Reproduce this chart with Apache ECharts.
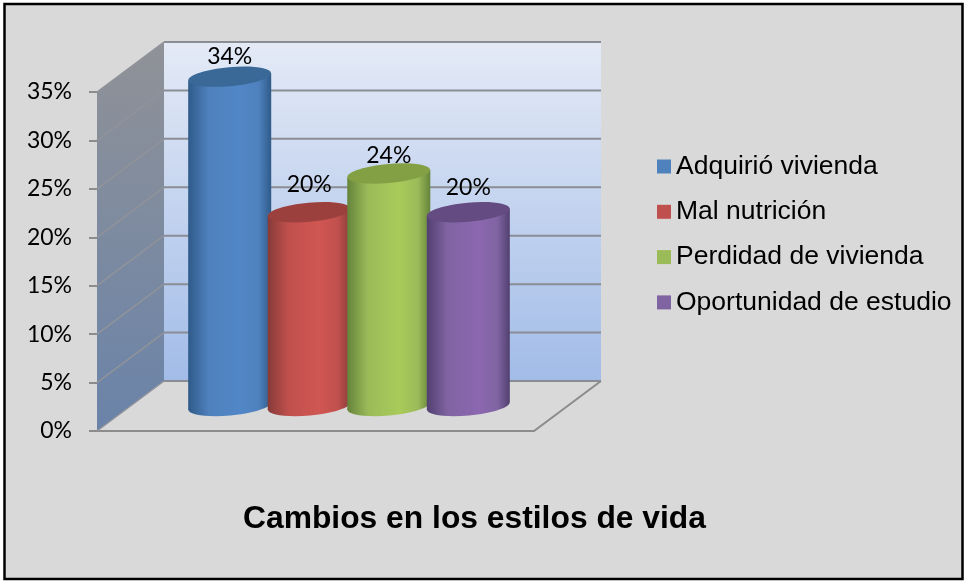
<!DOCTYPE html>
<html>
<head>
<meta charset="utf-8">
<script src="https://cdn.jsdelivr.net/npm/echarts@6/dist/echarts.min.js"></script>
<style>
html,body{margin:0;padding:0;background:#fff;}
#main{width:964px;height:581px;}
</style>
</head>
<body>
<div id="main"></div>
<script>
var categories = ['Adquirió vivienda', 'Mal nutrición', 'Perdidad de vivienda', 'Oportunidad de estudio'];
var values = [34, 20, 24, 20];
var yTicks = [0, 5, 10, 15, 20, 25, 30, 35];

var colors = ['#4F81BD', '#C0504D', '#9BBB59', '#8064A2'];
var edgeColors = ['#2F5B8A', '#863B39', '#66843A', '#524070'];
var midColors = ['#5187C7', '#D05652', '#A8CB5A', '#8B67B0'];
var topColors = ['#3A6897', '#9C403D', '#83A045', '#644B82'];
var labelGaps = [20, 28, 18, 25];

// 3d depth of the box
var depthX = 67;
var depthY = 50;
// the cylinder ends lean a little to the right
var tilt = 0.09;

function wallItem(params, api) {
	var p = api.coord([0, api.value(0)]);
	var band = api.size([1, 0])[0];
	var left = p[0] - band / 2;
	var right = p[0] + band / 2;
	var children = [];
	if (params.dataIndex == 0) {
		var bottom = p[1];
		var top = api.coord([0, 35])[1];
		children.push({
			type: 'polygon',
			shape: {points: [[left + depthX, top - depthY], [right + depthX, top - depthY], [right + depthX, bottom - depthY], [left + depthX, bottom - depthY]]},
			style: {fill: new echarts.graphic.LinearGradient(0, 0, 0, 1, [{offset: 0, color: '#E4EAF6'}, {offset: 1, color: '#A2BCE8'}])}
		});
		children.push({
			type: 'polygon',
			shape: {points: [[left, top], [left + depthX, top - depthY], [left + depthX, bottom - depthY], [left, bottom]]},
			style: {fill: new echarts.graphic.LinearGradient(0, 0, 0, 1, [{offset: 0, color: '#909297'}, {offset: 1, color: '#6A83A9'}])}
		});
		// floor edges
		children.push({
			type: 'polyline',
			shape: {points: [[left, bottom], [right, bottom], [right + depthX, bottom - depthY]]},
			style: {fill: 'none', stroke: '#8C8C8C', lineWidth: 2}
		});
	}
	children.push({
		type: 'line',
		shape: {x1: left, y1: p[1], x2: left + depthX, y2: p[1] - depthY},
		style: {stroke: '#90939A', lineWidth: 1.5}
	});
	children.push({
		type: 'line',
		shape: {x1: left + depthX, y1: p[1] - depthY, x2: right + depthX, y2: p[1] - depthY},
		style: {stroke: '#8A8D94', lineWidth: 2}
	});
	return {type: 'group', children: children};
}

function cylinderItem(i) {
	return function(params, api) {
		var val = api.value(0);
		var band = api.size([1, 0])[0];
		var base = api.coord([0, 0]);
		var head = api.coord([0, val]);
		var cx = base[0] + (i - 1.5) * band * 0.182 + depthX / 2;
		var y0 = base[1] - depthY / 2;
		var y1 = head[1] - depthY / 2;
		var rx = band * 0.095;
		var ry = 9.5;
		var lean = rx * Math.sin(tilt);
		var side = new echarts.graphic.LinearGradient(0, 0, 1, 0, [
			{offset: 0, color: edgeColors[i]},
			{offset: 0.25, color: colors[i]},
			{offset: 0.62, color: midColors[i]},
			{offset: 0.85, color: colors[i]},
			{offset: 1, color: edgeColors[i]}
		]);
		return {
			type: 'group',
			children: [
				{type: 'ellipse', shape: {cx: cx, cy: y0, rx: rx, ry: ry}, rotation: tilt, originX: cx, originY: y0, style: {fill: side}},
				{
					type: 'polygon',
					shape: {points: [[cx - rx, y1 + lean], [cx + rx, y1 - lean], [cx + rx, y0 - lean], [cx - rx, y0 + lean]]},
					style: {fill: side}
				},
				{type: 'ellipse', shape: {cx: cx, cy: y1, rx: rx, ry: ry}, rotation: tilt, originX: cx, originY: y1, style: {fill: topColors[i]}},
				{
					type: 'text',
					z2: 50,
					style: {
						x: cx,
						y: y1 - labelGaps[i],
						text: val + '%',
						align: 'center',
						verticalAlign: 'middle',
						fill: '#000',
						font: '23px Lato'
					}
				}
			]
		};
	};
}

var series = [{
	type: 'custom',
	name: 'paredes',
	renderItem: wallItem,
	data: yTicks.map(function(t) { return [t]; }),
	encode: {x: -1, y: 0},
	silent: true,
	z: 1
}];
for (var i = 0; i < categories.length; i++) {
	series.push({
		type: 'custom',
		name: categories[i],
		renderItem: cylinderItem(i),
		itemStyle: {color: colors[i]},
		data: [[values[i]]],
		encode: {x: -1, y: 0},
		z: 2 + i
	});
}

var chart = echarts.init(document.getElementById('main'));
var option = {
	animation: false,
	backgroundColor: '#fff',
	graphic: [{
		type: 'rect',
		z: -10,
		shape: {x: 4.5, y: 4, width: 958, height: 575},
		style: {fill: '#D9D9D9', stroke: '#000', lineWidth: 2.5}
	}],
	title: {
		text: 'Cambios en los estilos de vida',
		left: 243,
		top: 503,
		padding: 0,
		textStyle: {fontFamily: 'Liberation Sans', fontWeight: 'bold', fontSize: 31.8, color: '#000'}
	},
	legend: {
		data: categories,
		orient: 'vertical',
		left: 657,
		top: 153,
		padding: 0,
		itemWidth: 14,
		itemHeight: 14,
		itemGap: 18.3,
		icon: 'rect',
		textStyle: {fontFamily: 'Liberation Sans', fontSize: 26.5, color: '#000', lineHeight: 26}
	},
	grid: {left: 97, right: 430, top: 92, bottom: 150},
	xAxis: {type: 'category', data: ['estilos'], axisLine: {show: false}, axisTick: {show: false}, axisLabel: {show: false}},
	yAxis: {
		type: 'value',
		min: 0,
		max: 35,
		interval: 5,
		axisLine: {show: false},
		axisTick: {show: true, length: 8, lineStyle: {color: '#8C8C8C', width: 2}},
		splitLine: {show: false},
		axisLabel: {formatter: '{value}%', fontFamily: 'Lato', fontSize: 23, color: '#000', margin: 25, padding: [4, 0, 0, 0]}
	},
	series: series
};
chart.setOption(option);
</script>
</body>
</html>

...

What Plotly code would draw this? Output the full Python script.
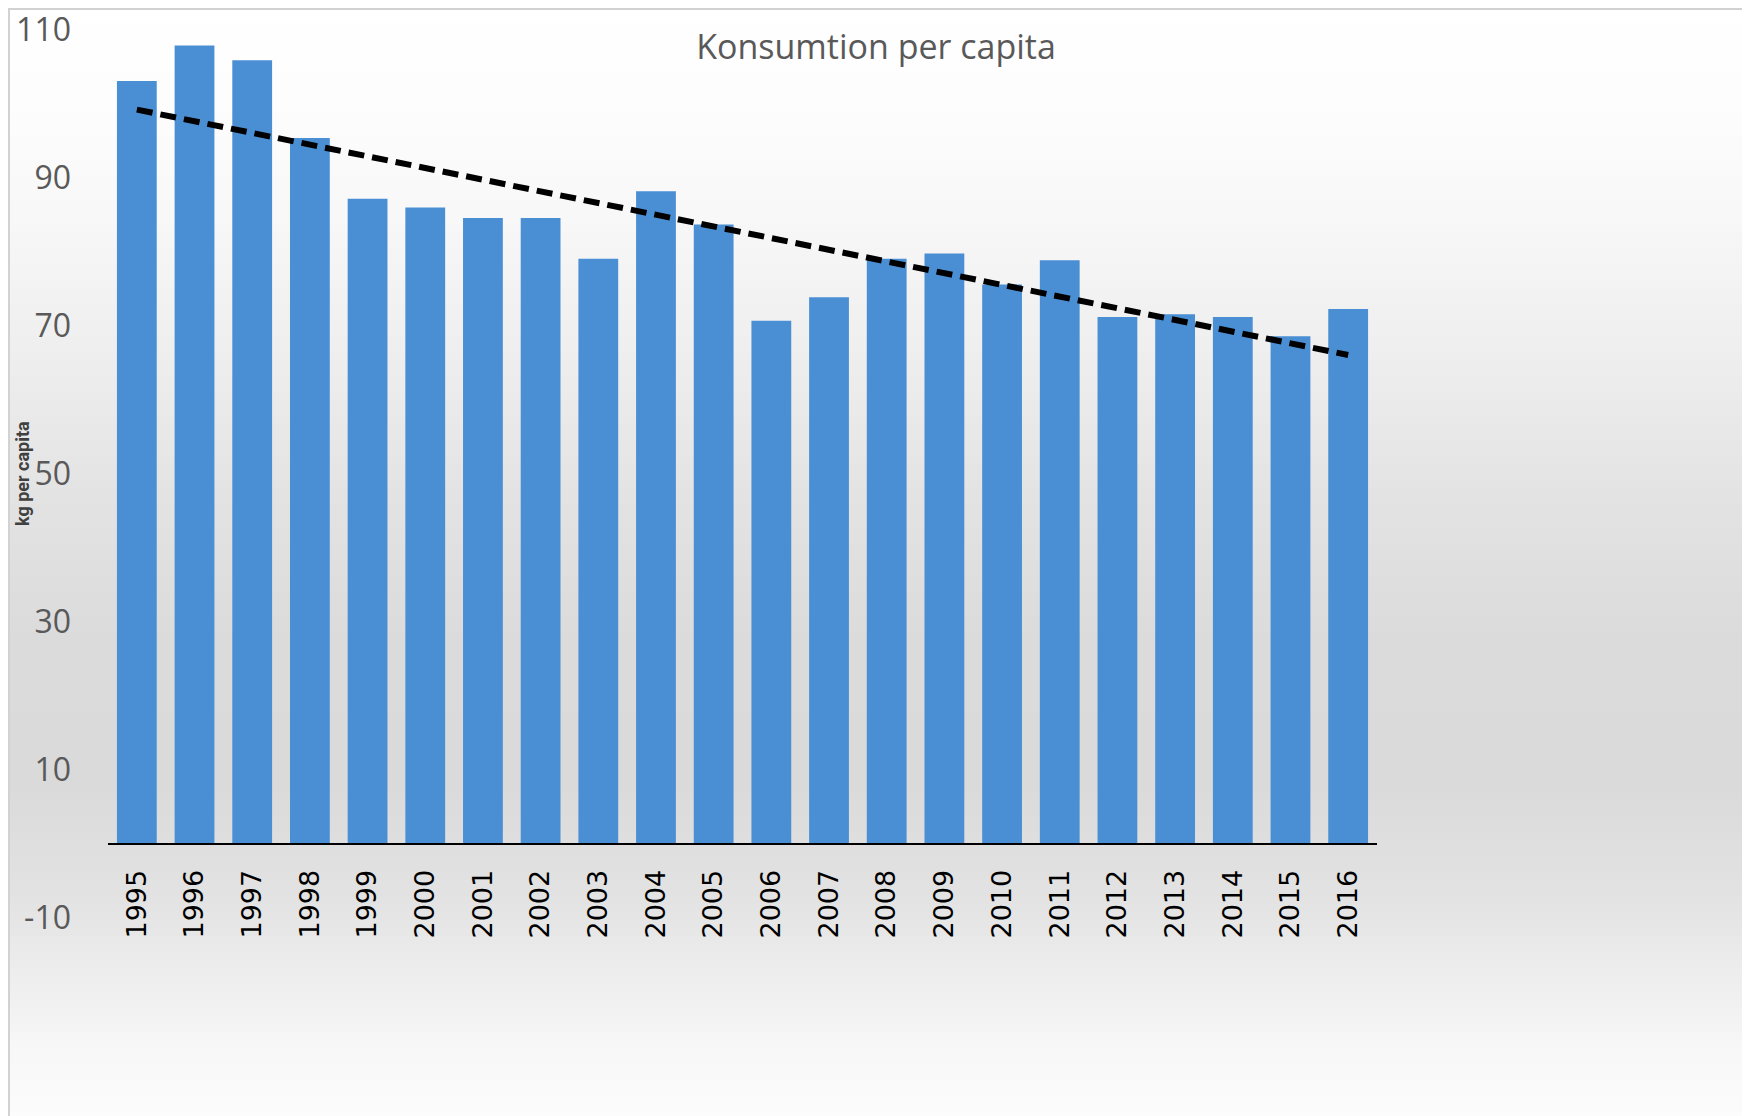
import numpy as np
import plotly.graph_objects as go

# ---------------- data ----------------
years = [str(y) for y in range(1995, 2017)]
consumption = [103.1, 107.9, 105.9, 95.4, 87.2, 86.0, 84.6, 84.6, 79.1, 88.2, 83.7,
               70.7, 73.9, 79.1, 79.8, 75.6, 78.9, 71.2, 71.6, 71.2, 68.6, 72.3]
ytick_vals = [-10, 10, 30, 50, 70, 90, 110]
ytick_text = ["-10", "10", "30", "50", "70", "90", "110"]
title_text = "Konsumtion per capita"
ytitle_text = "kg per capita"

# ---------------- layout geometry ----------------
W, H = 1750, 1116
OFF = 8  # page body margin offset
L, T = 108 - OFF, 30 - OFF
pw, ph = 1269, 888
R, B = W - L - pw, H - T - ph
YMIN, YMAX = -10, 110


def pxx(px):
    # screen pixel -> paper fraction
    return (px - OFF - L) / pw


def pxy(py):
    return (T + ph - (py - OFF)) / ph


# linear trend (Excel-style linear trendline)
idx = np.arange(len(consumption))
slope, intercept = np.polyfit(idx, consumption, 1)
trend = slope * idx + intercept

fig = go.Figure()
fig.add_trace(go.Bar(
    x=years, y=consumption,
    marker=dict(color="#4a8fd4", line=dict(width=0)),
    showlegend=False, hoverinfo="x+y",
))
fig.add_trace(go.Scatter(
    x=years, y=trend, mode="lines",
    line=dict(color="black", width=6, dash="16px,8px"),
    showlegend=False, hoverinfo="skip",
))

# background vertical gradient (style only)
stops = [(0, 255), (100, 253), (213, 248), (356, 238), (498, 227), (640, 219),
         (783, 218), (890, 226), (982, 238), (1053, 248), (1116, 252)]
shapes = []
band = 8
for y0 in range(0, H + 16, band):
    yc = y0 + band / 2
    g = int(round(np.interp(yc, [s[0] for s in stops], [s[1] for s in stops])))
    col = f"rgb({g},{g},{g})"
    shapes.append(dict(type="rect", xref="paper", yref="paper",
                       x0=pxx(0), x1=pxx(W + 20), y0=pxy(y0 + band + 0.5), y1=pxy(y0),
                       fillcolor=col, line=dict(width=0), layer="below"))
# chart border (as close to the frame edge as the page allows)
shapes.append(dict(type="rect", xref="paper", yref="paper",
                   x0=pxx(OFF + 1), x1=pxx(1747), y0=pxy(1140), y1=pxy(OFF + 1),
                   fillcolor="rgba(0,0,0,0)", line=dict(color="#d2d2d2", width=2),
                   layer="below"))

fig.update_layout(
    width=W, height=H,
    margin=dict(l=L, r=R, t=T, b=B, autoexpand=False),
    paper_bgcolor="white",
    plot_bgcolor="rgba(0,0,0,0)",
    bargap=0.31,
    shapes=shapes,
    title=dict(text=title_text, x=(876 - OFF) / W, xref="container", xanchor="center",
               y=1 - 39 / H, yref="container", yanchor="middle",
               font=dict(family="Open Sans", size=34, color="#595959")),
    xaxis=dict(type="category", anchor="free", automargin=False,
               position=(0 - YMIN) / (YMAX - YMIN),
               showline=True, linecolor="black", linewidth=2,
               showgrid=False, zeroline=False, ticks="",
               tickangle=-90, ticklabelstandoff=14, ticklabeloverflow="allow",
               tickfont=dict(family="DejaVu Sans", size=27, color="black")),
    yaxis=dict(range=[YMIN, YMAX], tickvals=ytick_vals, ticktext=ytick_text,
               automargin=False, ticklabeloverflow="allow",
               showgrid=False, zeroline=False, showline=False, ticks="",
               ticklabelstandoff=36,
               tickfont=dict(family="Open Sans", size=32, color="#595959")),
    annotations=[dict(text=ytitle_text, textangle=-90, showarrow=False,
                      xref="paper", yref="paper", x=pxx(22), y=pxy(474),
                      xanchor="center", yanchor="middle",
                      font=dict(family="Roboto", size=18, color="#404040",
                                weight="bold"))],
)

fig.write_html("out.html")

#### TASK REQUIREMENTS:
Leave out the pictures, and copy only the lines from the one holding "Reproduce this chart with Apache ECharts." through the one holding "var tilt = 0.09;", exactly as written.

#### WRITTEN SOLUTION:
Reproduce this chart with Apache ECharts.
<!DOCTYPE html>
<html>
<head>
<meta charset="utf-8">
<script src="https://cdn.jsdelivr.net/npm/echarts@6/dist/echarts.min.js"></script>
<style>
html,body{margin:0;padding:0;background:#fff;}
#main{width:964px;height:581px;}
</style>
</head>
<body>
<div id="main"></div>
<script>
var categories = ['Adquirió vivienda', 'Mal nutrición', 'Perdidad de vivienda', 'Oportunidad de estudio'];
var values = [34, 20, 24, 20];
var yTicks = [0, 5, 10, 15, 20, 25, 30, 35];

var colors = ['#4F81BD', '#C0504D', '#9BBB59', '#8064A2'];
var edgeColors = ['#2F5B8A', '#863B39', '#66843A', '#524070'];
var midColors = ['#5187C7', '#D05652', '#A8CB5A', '#8B67B0'];
var topColors = ['#3A6897', '#9C403D', '#83A045', '#644B82'];
var labelGaps = [20, 28, 18, 25];

// 3d depth of the box
var depthX = 67;
var depthY = 50;
// the cylinder ends lean a little to the right
var tilt = 0.09;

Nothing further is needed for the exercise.